To interact with both CrateDB and RisingWave we will use the psql
command line
utility, let’s install it:
sudo apt-get install -y postgresql-client
Now let’s connect first to CrateDB to create a table where we will keep the average reading for each sensor:
psql -h localhost -U crate
CREATE TABLE public.average_sensor_readings (
sensor_id BIGINT PRIMARY KEY,
average_reading DOUBLE
);
Ctrl+D
Now we need to tell RisingWave to source the data from the Iceberg table:
psql -h localhost -p 4566 -d dev -U root
CREATE SOURCE sensors_readings
WITH (
connector = 'iceberg',
database.name='db.db',
warehouse.path='s3://warehouse/',
table.name='sensors_readings',
s3.endpoint = 'http://host.containers.internal:9000',
s3.access.key = 'minioadmin',
s3.secret.key = 'minioadmin',
s3.region = 'minio'
);
And to materialize the averages:
CREATE MATERIALIZED VIEW average_sensor_readings AS
SELECT
sensor_id,
AVG(reading) AS average_reading
FROM sensors_readings
GROUP BY sensor_id;
Ctrl+D
And we will now install some dependencies:
pip install pandas records sqlalchemy-cratedb
pip install psycopg2-binary
pip install --upgrade packaging
pip install --upgrade 'risingwave-py @ git+https://github.com/risingwavelabs/risingwave-py.git@833ca13041cb73cd96fa5cb1c898db2a558d5d8c'
And kick off the Python script that will keep CrateDB up-to-date in real-time:
cat <<EOF >>cratedb_event_handler.py
import threading
import pandas as pd
import records
from risingwave import OutputFormat, RisingWave, RisingWaveConnOptions
rw = RisingWave(
RisingWaveConnOptions.from_connection_info(
host="localhost", port=4566, user="root", password="root", database="dev"
)
)
def cratedb_event_handler(event: pd.DataFrame):
cratedb = records.Database("crate://", echo=True)
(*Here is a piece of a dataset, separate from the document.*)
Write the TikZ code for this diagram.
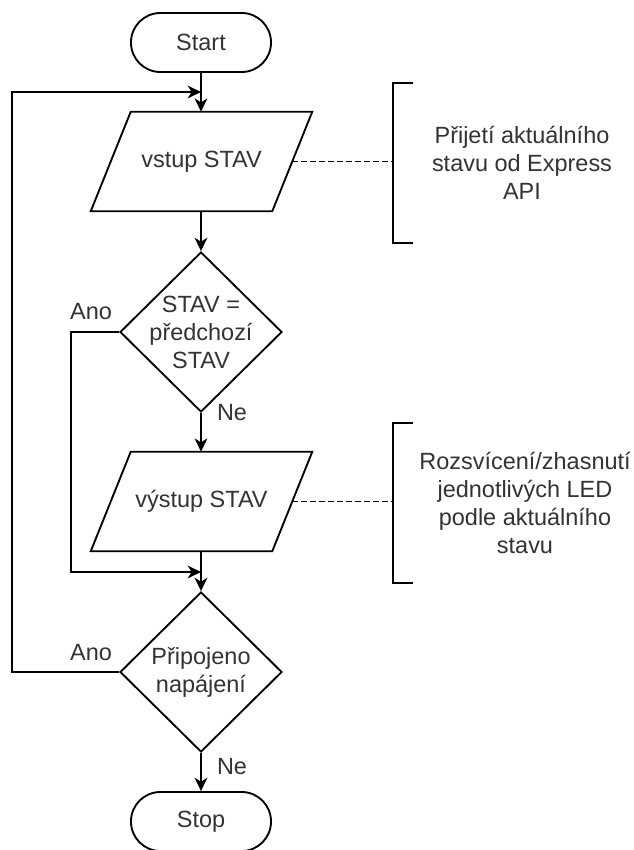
\documentclass[tikz,border=0pt]{standalone}
\usepackage{fontspec}
\setmainfont{Liberation Sans}
\usetikzlibrary{shapes.geometric,arrows.meta}

\begin{document}
\begin{tikzpicture}[x=0.75pt,y=-0.75pt,
  every node/.style={font=\fontsize{17.6}{21}\selectfont, text=black!80},
  edgeline/.style={line width=1.4pt, draw=black},
  flow/.style={edgeline, -{Stealth[length=10pt,width=9.5pt,inset=3pt]}},
  terminal/.style={edgeline, rectangle, rounded corners=22pt, minimum width=105pt, minimum height=44.25pt},
  % the io box is an undrawn rectangle; its slanted outline is drawn from its corners
  io/.style={rectangle, minimum width=135.75pt, minimum height=74.25pt},
  decision/.style={edgeline, diamond, minimum width=121.5pt, minimum height=120pt, inner sep=0pt},
  notetext/.style={align=center},
  annot/.style={line width=1.1pt, draw=black, dash pattern=on 4.5pt off 2.25pt}
]
\useasboundingbox[fill=white] (0,0) rectangle (634,850);

% main flow
\node[terminal] (start) at (201,42.5) {Start};
\node[io] (in1) at (201.5,161.5) {vstup STAV};
\node[decision] (d1) at (201,332) {};
\node[notetext] (d1t) at (d1) {STAV =\\předchozí\\STAV};
\node[io] (out1) at (201.5,501.5) {výstup STAV};
\node[decision] (d2) at (201,672) {};
\node[notetext] (d2t) at (d2) {Připojeno\\napájení};
\node[terminal] (stop) at (201,821.5) {Stop};

% parallelogram outlines of the input/output boxes
\foreach \b in {in1,out1}
  \draw[edgeline] ([xshift=15pt]\b.north west) -- ([xshift=15pt]\b.north east)
    -- ([xshift=-15pt]\b.south east) -- ([xshift=-15pt]\b.south west) -- cycle;

% junction points and return rails
\coordinate (j1) at (201,92);
\coordinate (j2) at (201,572);
\coordinate (railL) at (12,0);
\coordinate (railM) at (71,0);

\draw[flow] (start.south) -- (start.south |- in1.north);
\draw[flow] (start.south |- in1.south) -- (d1.north);
\draw[flow] (d1.south) -- (d1.south |- out1.north);
\draw[flow] (d1.south |- out1.south) -- (d2.north);
\draw[flow] (d2.south) -- (stop.north);
\draw[flow] (d1.west) -- (d1.west -| railM) |- (j2);
\draw[flow] (d2.west) -- (d2.west -| railL) |- (j1);

% branch labels
\node (ano1) at (91,312) {Ano};
\node (ne1) at (232,413) {Ne};
\node (ano2) at (91,653) {Ano};
\node (ne2) at (232,767) {Ne};

% annotations
\coordinate (b1) at (393,163);
\coordinate (b2) at (393,503);
\node[notetext] (n1) at (522,163) {Přijetí aktuálního\\stavu od Express\\API};
\node[notetext] (n2) at (525,503) {Rozsvícení/zhasnutí\\jednotlivých LED\\podle aktuálního\\stavu};
\draw[annot] (in1.east) -- (in1.east -| b1);
\draw[annot] (out1.east) -- (out1.east -| b2);
\draw[edgeline] (b1) ++(20,-80) -- ++(-20,0) -- ++(0,160) -- ++(20,0);
\draw[edgeline] (b2) ++(20,-80) -- ++(-20,0) -- ++(0,160) -- ++(20,0);
\end{tikzpicture}
\end{document}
for _, row in event.iterrows():
if row["op"] == "Insert" or row["op"] == "UpdateInsert":
cratedb.query(
"INSERT INTO public.average_sensor_readings (sensor_id,average_reading) VALUES (:sensor_id,:average_reading);",
**dict(
sensor_id=row["sensor_id"],
average_reading=row["average_reading"],
),
)
if row["op"] == "Delete" or row["op"] == "UpdateDelete":
cratedb.query(
"DELETE FROM public.average_sensor_readings WHERE sensor_id=:sensor_id;",
**dict(sensor_id=row["sensor_id"]),
)
def subscribe_average_sensor_readings_change():
rw.on_change(
subscribe_from="average_sensor_readings",
handler=cratedb_event_handler,
output_format=OutputFormat.DATAFRAME,
)
threading.Thread(target=subscribe_average_sensor_readings_change).start()
EOF
python cratedb_event_handler.py
Adding some data and seeing results materialize in real-time¶
Let’s go back to the first terminal and run:
data = pa.Table.from_pydict(
{
"sensor_id": [1, 1],
"ts": [
datetime.strptime("2025-05-14 14:00", "%Y-%m-%d %H:%M"),
datetime.strptime("2025-05-14 15:00", "%Y-%m-%d %H:%M"),
],
"reading": [1.2, 3.4],
}
)
table.append(data)
create_risingwave_compatible_metadata(table, "2")
Now let’s go to the third terminal. Let connect to CrateDB:
psql -h localhost -U crate
And let’s inspect the average_sensor_readings table:
SELECT * FROM public.average_sensor_readings;
The average for sensor 1 is 2.3
Let’s go back to the first terminal and run:
data = pa.Table.from_pydict(
{
"sensor_id": [1, 1],
"ts": [
datetime.strptime("2025-06-04 14:00", "%Y-%m-%d %H:%M"),
datetime.strptime("2025-06-04 15:00", "%Y-%m-%d %H:%M"),
],
"reading": [5.6, 7.8],
}
)
table.append(data)
create_risingwave_compatible_metadata(table, "3")
If we now check average_sensor_readings
from the third terminal, we will see
that the average has already changed to 4.5.